While George Bush was eating cake with John McCain, rats were eating American corpses in American cities. While George Bush was strumming a dissonant chord with a country singer, a dissonant, desperate cry for help went unheeded from American voices in American cities. While Dick Cheney was closing on a posh new house, floodwaters were closing in on many more American houses, and, even worse, their owners. While Donald Rumsfeld was enjoying a game in an American baseball stadium, American citizens were dying in an American football stadium. While Condoleeza Rice was delightedly prancing through Manhattan shops in search of shoes, American citizens were desperately sloshing through New Orleans buildings in search of drinkable water. The largest natural disaster in modern American history is no time for absentee government, but that's what we got.
Certainly, it's unreasonable to assign responsibility for the hurricane itself. However, it is certainly reasonable to assign responsibility for actions that made this disaster as bad as it was. Who ignored FEMA warnings about both a New York City terrorist attack and a New Orleans hurricane, and then gutted FEMA? The Bush administration. Who assigned another layer of bureaucracy to FEMA? The Bush administration. Who appointed the architect of FEMA's astonishing incompetence? The Bush administration. Who gutted the funds for maintenance and upgrades of the New Orleans levees - which might have withstood this storm otherwise - to fund the war in Iraq? The Bush administration. Who sent a considerable percentage of first responders - the Louisiana National Guard - to Iraq? The Bush administration.
There have already been efforts to shift responsibility for this calamity onto New Orleans and Louisiana officials. There are more spin doctors at work in Washington than there are medical doctors at work in New Orleans. Inevitably, there will be talk about the inefficiency of government. Ladies and gentlemen, this is not about the inefficiency of government. It is about the inefficiency of those who control its vast resources. In short, this is a problem with the administration, not the government. It is a problem with this administration's philosophy concerning disasters: don't bother preventing them. Much better to try to reap support from the overwhelming generous spirit of the American people, claim that the disasters were unforseeable (despite plainly written memos in one case and Discovery Channel specials in another), and spend more time looking to abrogate responsibility than looking for root causes.
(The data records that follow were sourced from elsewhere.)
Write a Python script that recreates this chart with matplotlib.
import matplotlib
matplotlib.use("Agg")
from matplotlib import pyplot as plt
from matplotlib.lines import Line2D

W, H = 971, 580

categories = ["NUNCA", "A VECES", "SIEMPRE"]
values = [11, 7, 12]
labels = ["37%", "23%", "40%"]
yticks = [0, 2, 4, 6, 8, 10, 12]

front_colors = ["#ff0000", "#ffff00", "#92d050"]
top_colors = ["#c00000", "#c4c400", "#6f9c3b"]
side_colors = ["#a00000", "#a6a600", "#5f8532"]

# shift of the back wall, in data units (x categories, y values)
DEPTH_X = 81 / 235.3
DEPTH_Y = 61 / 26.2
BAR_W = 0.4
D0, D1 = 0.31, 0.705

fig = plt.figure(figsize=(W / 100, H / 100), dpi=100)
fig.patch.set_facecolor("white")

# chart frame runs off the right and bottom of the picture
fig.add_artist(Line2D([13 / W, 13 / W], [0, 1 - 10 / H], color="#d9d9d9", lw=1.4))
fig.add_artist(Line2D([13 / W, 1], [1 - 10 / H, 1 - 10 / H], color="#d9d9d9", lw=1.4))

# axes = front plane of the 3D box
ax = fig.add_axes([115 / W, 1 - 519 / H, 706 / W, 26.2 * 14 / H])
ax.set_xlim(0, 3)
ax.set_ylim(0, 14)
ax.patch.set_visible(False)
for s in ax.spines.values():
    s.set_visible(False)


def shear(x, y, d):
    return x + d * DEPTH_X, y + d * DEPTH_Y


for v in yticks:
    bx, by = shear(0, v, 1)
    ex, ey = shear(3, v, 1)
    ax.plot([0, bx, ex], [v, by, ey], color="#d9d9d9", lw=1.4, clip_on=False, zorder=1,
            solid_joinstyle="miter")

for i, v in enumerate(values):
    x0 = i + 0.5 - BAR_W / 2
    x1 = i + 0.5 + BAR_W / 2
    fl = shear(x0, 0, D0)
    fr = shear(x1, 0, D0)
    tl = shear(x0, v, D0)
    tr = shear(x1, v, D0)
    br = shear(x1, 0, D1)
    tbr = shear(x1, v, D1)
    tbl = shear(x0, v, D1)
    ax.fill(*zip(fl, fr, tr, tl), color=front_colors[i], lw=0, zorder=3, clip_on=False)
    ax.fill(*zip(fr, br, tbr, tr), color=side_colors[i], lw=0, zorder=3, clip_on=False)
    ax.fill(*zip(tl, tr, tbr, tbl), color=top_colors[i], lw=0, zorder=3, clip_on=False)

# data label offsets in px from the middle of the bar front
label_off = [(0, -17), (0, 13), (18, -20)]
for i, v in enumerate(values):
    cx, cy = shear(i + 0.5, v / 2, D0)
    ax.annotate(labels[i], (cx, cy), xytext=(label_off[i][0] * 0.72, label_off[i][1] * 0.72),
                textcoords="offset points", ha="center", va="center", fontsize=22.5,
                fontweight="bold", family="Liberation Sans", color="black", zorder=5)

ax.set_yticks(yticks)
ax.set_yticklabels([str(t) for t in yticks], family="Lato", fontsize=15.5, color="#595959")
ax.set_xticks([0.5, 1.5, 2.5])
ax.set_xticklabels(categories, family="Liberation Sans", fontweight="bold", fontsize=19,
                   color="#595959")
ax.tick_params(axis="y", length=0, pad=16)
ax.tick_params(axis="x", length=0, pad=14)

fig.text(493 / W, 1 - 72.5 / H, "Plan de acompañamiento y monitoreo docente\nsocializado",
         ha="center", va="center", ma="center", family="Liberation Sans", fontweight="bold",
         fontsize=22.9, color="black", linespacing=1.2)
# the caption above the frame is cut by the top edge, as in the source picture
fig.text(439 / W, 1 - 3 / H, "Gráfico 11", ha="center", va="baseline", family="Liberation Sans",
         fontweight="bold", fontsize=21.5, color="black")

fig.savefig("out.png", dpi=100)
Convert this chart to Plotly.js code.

Speaking of this administration's philosophy, one of its philosophical forerunners, Grover Norquist, said that he wanted to get government "down to the size where we can drown it in the bathtub." Unfortunately, drowning is what we are left with today. American men, women, and children are drowned by floodwaters. A major American city is drowned by crumbling levees and crumbling budgets. And the government's effectiveness is drowning. Not in a bathtub. The United States government is far too big for a bathtub. No, it takes a vast sea of incompetence, inaction, and ambitious ineffectiveness, whipped up by the perfect storm, to drown this government. This particular Category Five hurricane is not named Katrina; it is named George W. Bush.
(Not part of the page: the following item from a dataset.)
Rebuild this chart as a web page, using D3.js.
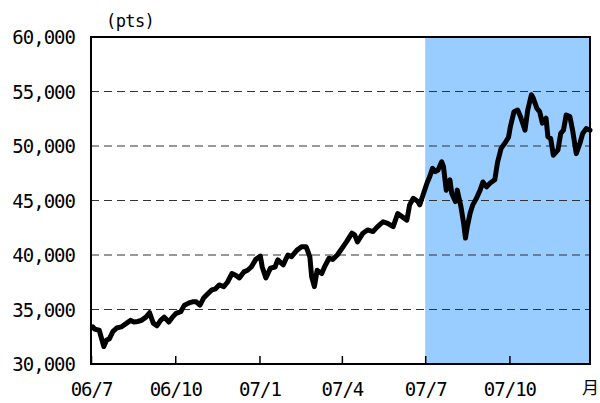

The Bush administration will, to its last day, scrabble to escape its responsibility for American deaths in Louisiana. And so we see what will become the true legacy of George W. Bush: uncaring, unfeeling, unthinking incompetence accompanied by furious efforts to absolve him of its consequences. These efforts bring responsibility to the American public: it is our responsibility to condemn this administration. It is our responsibility to drown the voices of its patrons and sycophants as thoroughly as the voices of the poor were drowned in New Orleans. It is our responsibility to attack its philosophical foundations as thoroughly as the foundations of the houses were attacked on the Gulf Coast. And it is our most important responsibility to never allow an administration like this into office again.